■ Problem to work on: Make an exact transcription of the material, leaving out all images.

■ Raw records:
◆ ◆ ◆ ◆ ◆ ◆ ◆

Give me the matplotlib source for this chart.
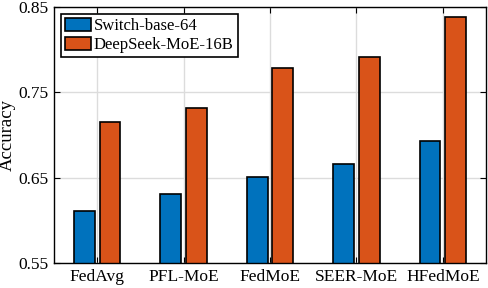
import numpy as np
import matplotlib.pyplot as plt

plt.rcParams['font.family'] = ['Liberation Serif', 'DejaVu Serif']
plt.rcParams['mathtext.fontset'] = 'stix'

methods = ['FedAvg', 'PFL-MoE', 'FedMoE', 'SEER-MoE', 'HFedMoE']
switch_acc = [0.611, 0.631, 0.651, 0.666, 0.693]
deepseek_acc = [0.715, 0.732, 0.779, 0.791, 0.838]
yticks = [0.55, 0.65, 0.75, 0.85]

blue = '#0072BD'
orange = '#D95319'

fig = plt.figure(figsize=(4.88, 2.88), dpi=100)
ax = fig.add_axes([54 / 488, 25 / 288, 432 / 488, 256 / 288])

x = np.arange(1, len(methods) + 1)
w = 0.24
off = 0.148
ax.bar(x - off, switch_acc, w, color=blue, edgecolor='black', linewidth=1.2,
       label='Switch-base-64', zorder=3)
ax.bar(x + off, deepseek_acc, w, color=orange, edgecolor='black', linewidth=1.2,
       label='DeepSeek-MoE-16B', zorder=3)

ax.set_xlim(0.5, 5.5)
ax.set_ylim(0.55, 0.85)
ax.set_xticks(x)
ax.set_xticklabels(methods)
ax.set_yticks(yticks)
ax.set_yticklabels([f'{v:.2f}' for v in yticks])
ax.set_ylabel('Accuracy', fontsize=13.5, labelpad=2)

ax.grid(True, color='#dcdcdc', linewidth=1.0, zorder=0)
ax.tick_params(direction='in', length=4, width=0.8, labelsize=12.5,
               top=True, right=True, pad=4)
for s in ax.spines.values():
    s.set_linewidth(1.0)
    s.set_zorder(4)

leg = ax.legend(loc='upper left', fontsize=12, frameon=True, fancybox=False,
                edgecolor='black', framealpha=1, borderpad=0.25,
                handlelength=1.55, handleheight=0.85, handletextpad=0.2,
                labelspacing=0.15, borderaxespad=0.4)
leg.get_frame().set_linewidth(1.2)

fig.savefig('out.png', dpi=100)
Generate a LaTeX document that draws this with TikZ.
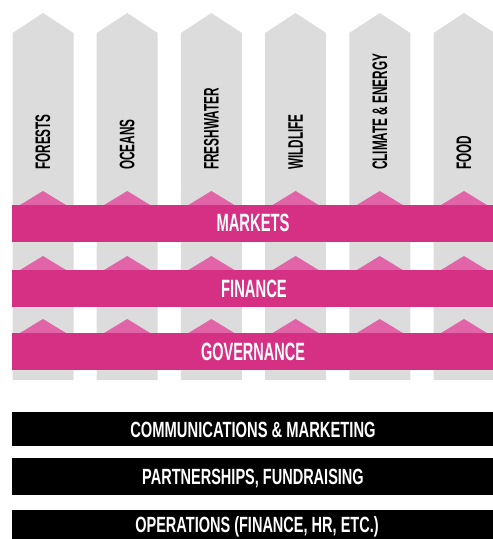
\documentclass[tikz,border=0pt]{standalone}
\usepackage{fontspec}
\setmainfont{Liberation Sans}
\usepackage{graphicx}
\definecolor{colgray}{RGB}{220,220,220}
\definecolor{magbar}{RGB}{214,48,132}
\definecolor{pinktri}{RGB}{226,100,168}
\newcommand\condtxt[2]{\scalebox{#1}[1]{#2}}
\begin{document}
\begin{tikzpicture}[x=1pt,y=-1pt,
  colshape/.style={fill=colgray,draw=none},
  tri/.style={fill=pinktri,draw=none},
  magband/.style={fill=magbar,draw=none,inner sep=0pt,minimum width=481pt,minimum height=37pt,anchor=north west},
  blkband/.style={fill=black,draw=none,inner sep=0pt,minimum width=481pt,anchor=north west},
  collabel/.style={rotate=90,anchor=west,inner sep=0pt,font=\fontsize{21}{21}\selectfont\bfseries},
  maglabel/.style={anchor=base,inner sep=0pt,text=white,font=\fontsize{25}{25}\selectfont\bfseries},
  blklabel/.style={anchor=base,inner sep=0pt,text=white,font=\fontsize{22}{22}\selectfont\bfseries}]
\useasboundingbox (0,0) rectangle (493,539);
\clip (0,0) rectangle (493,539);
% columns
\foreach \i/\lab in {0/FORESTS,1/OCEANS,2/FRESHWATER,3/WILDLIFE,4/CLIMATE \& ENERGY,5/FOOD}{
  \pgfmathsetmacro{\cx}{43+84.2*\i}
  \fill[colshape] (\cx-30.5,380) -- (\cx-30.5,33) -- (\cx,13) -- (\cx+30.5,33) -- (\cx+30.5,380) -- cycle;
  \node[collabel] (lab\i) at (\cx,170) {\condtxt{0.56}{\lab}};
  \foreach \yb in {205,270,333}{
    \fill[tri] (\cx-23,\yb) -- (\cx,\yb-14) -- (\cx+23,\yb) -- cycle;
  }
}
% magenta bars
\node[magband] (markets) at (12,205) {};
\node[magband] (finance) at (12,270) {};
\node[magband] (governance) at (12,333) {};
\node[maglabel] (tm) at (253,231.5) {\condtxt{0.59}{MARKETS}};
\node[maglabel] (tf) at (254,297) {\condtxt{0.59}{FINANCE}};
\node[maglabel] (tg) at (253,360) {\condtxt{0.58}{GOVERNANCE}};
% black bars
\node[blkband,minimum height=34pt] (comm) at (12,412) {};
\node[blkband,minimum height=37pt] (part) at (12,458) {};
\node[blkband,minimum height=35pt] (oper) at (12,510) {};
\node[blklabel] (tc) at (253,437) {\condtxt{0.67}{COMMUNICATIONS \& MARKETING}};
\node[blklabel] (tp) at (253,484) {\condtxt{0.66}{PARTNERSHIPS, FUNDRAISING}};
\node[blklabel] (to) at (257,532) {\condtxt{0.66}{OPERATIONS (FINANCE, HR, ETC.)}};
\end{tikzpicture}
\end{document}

◆ ◆ ◆ ◆ ◆ ◆ ◆

■ Final answer:
Give me the matplotlib source for this chart.
import numpy as np
import matplotlib.pyplot as plt

plt.rcParams['font.family'] = ['Liberation Serif', 'DejaVu Serif']
plt.rcParams['mathtext.fontset'] = 'stix'

methods = ['FedAvg', 'PFL-MoE', 'FedMoE', 'SEER-MoE', 'HFedMoE']
switch_acc = [0.611, 0.631, 0.651, 0.666, 0.693]
deepseek_acc = [0.715, 0.732, 0.779, 0.791, 0.838]
yticks = [0.55, 0.65, 0.75, 0.85]

blue = '#0072BD'
orange = '#D95319'

fig = plt.figure(figsize=(4.88, 2.88), dpi=100)
ax = fig.add_axes([54 / 488, 25 / 288, 432 / 488, 256 / 288])

x = np.arange(1, len(methods) + 1)
w = 0.24
off = 0.148
ax.bar(x - off, switch_acc, w, color=blue, edgecolor='black', linewidth=1.2,
       label='Switch-base-64', zorder=3)
ax.bar(x + off, deepseek_acc, w, color=orange, edgecolor='black', linewidth=1.2,
       label='DeepSeek-MoE-16B', zorder=3)

ax.set_xlim(0.5, 5.5)
ax.set_ylim(0.55, 0.85)
ax.set_xticks(x)
ax.set_xticklabels(methods)
ax.set_yticks(yticks)
ax.set_yticklabels([f'{v:.2f}' for v in yticks])
ax.set_ylabel('Accuracy', fontsize=13.5, labelpad=2)

ax.grid(True, color='#dcdcdc', linewidth=1.0, zorder=0)
ax.tick_params(direction='in', length=4, width=0.8, labelsize=12.5,
               top=True, right=True, pad=4)
for s in ax.spines.values():
    s.set_linewidth(1.0)
    s.set_zorder(4)

leg = ax.legend(loc='upper left', fontsize=12, frameon=True, fancybox=False,
                edgecolor='black', framealpha=1, borderpad=0.25,
                handlelength=1.55, handleheight=0.85, handletextpad=0.2,
                labelspacing=0.15, borderaxespad=0.4)
leg.get_frame().set_linewidth(1.2)

fig.savefig('out.png', dpi=100)
Generate a LaTeX document that draws this with TikZ.
\documentclass[tikz,border=0pt]{standalone}
\usepackage{fontspec}
\setmainfont{Liberation Sans}
\usepackage{graphicx}
\definecolor{colgray}{RGB}{220,220,220}
\definecolor{magbar}{RGB}{214,48,132}
\definecolor{pinktri}{RGB}{226,100,168}
\newcommand\condtxt[2]{\scalebox{#1}[1]{#2}}
\begin{document}
\begin{tikzpicture}[x=1pt,y=-1pt,
  colshape/.style={fill=colgray,draw=none},
  tri/.style={fill=pinktri,draw=none},
  magband/.style={fill=magbar,draw=none,inner sep=0pt,minimum width=481pt,minimum height=37pt,anchor=north west},
  blkband/.style={fill=black,draw=none,inner sep=0pt,minimum width=481pt,anchor=north west},
  collabel/.style={rotate=90,anchor=west,inner sep=0pt,font=\fontsize{21}{21}\selectfont\bfseries},
  maglabel/.style={anchor=base,inner sep=0pt,text=white,font=\fontsize{25}{25}\selectfont\bfseries},
  blklabel/.style={anchor=base,inner sep=0pt,text=white,font=\fontsize{22}{22}\selectfont\bfseries}]
\useasboundingbox (0,0) rectangle (493,539);
\clip (0,0) rectangle (493,539);
% columns
\foreach \i/\lab in {0/FORESTS,1/OCEANS,2/FRESHWATER,3/WILDLIFE,4/CLIMATE \& ENERGY,5/FOOD}{
  \pgfmathsetmacro{\cx}{43+84.2*\i}
  \fill[colshape] (\cx-30.5,380) -- (\cx-30.5,33) -- (\cx,13) -- (\cx+30.5,33) -- (\cx+30.5,380) -- cycle;
  \node[collabel] (lab\i) at (\cx,170) {\condtxt{0.56}{\lab}};
  \foreach \yb in {205,270,333}{
    \fill[tri] (\cx-23,\yb) -- (\cx,\yb-14) -- (\cx+23,\yb) -- cycle;
  }
}
% magenta bars
\node[magband] (markets) at (12,205) {};
\node[magband] (finance) at (12,270) {};
\node[magband] (governance) at (12,333) {};
\node[maglabel] (tm) at (253,231.5) {\condtxt{0.59}{MARKETS}};
\node[maglabel] (tf) at (254,297) {\condtxt{0.59}{FINANCE}};
\node[maglabel] (tg) at (253,360) {\condtxt{0.58}{GOVERNANCE}};
% black bars
\node[blkband,minimum height=34pt] (comm) at (12,412) {};
\node[blkband,minimum height=37pt] (part) at (12,458) {};
\node[blkband,minimum height=35pt] (oper) at (12,510) {};
\node[blklabel] (tc) at (253,437) {\condtxt{0.67}{COMMUNICATIONS \& MARKETING}};
\node[blklabel] (tp) at (253,484) {\condtxt{0.66}{PARTNERSHIPS, FUNDRAISING}};
\node[blklabel] (to) at (257,532) {\condtxt{0.66}{OPERATIONS (FINANCE, HR, ETC.)}};
\end{tikzpicture}
\end{document}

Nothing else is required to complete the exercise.